[Lines of data]

= = =

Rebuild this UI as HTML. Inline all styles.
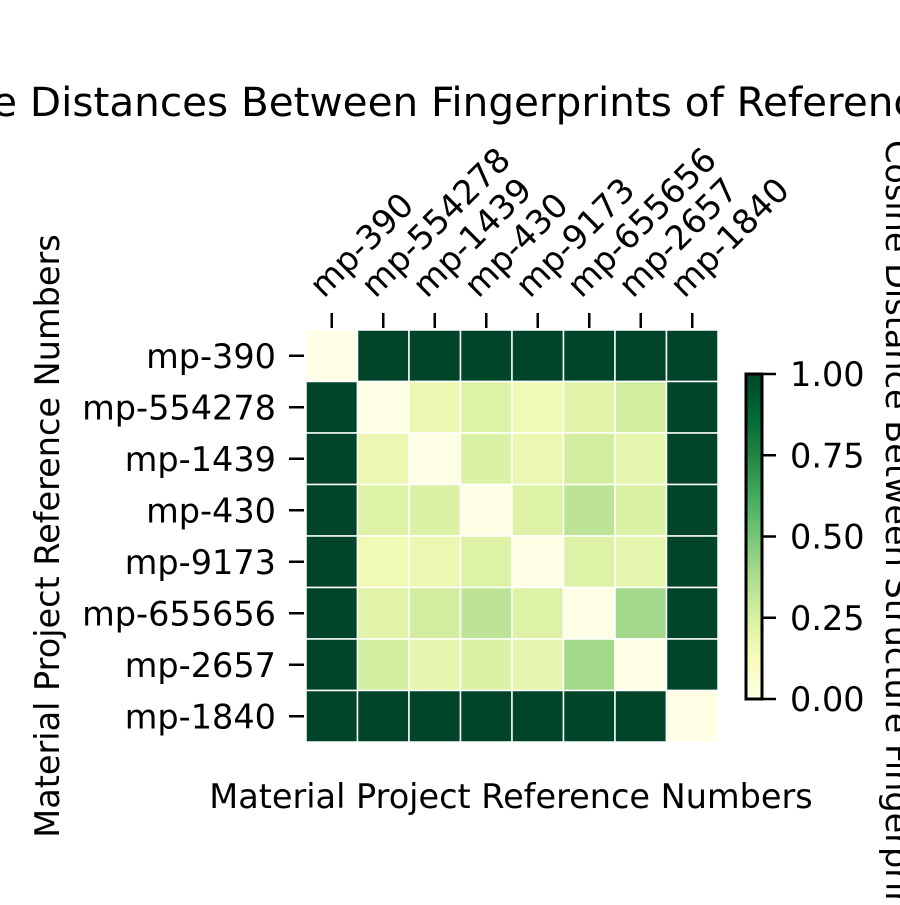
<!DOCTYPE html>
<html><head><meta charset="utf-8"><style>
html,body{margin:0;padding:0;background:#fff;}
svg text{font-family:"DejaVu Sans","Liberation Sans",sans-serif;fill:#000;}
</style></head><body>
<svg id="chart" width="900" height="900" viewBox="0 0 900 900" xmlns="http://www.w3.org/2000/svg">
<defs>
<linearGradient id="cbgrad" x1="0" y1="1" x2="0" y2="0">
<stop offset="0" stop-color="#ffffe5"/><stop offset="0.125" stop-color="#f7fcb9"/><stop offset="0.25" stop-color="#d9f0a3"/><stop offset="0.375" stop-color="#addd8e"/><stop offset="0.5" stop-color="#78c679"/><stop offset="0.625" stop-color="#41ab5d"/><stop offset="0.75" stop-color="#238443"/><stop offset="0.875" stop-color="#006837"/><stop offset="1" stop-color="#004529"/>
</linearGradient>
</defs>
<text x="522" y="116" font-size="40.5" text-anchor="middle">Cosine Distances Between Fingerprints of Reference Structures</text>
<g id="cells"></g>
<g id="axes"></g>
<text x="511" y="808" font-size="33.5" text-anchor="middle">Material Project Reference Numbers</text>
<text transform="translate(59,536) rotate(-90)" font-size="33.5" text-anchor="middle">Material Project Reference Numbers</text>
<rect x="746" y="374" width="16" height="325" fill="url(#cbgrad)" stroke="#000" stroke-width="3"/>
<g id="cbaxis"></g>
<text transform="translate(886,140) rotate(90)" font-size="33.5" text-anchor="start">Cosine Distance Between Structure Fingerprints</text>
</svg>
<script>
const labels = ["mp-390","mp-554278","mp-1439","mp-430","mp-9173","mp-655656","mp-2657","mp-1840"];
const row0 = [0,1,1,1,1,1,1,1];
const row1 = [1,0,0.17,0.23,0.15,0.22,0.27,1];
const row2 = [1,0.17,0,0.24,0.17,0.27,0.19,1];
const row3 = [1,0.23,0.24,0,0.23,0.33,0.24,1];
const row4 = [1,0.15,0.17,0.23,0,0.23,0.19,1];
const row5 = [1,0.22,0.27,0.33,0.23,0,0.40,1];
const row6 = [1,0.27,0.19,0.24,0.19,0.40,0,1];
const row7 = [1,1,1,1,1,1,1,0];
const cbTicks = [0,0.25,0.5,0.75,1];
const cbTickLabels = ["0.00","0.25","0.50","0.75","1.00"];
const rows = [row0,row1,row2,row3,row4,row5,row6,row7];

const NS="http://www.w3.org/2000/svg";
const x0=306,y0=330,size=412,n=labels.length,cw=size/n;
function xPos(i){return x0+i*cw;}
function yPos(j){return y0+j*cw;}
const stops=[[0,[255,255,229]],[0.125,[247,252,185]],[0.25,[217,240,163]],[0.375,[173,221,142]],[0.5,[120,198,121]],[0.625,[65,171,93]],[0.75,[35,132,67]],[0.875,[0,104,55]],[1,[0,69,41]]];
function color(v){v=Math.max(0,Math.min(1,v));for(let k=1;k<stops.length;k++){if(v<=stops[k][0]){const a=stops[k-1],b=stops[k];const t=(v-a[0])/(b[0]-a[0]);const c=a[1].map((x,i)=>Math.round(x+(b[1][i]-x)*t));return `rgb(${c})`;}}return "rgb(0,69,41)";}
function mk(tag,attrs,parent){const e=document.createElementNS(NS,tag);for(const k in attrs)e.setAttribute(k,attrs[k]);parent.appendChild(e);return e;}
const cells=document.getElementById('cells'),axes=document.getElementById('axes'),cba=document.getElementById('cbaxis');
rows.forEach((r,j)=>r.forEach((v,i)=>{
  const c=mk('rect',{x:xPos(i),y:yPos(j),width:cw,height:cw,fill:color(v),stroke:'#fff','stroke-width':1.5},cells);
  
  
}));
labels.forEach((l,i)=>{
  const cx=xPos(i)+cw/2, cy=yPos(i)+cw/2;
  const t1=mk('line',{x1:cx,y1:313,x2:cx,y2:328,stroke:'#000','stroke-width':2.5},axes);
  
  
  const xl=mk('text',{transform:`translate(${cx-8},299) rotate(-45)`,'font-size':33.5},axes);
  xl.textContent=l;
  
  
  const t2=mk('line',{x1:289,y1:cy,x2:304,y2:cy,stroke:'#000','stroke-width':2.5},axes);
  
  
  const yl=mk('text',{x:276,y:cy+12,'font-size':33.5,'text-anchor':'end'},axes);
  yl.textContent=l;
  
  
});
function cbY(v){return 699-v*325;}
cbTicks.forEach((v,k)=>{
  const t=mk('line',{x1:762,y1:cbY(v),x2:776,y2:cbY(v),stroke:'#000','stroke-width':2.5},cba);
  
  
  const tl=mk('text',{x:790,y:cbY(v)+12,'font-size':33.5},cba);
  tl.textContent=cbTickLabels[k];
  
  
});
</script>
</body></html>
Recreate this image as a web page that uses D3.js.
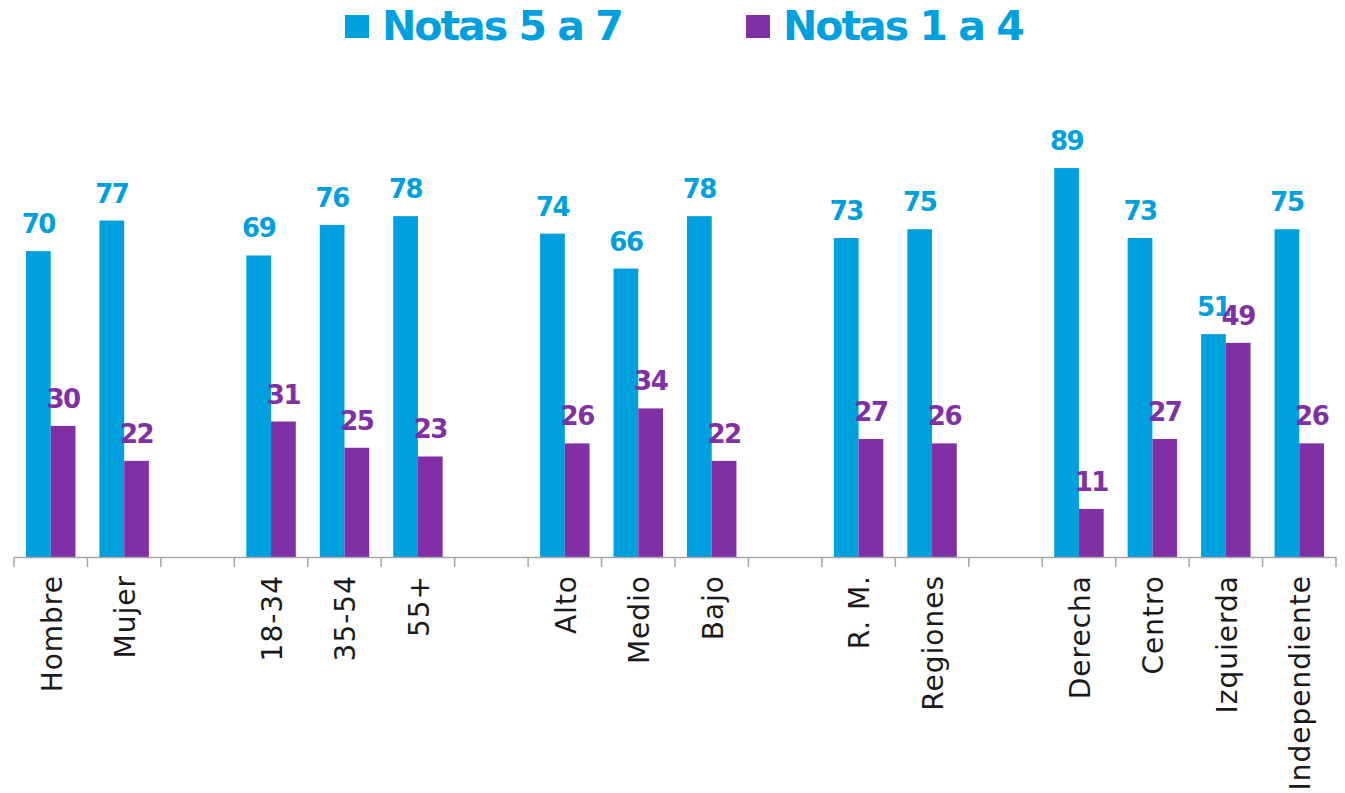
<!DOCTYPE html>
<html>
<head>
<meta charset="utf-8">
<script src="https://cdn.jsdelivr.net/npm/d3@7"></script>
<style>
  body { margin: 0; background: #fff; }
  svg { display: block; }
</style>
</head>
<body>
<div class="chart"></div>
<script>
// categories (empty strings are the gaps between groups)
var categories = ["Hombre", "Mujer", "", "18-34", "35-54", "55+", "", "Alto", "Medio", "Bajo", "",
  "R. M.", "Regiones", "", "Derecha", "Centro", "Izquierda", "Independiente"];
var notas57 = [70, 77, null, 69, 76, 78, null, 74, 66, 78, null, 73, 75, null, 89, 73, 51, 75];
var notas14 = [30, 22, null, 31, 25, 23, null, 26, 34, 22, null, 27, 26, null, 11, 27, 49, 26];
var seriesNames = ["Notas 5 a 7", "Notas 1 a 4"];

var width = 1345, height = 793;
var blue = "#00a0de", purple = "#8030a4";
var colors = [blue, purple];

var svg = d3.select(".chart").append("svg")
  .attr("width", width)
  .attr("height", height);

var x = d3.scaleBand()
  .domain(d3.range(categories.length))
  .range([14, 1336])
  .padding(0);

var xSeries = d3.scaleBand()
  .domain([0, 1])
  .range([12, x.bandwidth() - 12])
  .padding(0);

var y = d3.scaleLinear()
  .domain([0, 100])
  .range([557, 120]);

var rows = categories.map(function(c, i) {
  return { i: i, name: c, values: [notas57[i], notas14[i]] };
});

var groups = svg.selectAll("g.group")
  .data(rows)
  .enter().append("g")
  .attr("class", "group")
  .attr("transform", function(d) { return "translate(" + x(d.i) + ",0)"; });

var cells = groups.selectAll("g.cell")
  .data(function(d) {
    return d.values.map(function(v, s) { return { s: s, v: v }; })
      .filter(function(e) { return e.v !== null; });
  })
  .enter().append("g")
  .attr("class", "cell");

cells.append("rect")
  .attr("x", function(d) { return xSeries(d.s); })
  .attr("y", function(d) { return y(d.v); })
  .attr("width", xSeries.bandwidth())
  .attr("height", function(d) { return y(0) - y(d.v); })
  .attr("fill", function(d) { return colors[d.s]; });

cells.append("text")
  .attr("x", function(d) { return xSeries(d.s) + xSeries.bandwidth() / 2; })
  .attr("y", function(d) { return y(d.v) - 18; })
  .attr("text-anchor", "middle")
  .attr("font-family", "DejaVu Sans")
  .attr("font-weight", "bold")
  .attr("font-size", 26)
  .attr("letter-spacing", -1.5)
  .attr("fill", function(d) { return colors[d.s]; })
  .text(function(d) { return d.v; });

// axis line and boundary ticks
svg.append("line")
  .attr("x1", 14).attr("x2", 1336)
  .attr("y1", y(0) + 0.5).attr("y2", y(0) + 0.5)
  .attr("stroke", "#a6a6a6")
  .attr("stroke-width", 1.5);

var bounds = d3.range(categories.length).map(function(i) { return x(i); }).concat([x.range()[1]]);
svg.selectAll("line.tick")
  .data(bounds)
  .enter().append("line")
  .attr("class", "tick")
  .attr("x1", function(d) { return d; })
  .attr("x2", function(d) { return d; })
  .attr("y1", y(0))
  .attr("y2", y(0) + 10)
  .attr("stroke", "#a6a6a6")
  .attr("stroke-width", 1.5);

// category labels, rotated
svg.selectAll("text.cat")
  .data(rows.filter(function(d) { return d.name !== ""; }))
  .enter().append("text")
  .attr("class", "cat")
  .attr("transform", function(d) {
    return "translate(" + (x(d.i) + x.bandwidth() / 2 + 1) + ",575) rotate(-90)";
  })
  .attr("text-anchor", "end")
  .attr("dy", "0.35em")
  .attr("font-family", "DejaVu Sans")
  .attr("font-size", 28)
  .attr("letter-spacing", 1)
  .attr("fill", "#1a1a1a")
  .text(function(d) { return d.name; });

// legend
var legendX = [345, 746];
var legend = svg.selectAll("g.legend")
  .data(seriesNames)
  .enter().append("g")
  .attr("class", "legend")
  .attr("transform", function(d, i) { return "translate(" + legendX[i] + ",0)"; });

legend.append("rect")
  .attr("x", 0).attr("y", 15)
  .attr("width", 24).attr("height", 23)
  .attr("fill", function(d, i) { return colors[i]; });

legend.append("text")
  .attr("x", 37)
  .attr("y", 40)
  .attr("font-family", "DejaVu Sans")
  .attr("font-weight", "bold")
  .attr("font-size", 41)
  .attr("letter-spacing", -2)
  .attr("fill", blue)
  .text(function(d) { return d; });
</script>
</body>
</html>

= = =

Your goal
Look above for the line with "Recreate this image" and copy exactly from it through the line with "var colors = [blue, purple];", both included. Omit the pictures.

Solution to this task
Recreate this image as a web page that uses D3.js.
<!DOCTYPE html>
<html>
<head>
<meta charset="utf-8">
<script src="https://cdn.jsdelivr.net/npm/d3@7"></script>
<style>
  body { margin: 0; background: #fff; }
  svg { display: block; }
</style>
</head>
<body>
<div class="chart"></div>
<script>
// categories (empty strings are the gaps between groups)
var categories = ["Hombre", "Mujer", "", "18-34", "35-54", "55+", "", "Alto", "Medio", "Bajo", "",
  "R. M.", "Regiones", "", "Derecha", "Centro", "Izquierda", "Independiente"];
var notas57 = [70, 77, null, 69, 76, 78, null, 74, 66, 78, null, 73, 75, null, 89, 73, 51, 75];
var notas14 = [30, 22, null, 31, 25, 23, null, 26, 34, 22, null, 27, 26, null, 11, 27, 49, 26];
var seriesNames = ["Notas 5 a 7", "Notas 1 a 4"];

var width = 1345, height = 793;
var blue = "#00a0de", purple = "#8030a4";
var colors = [blue, purple];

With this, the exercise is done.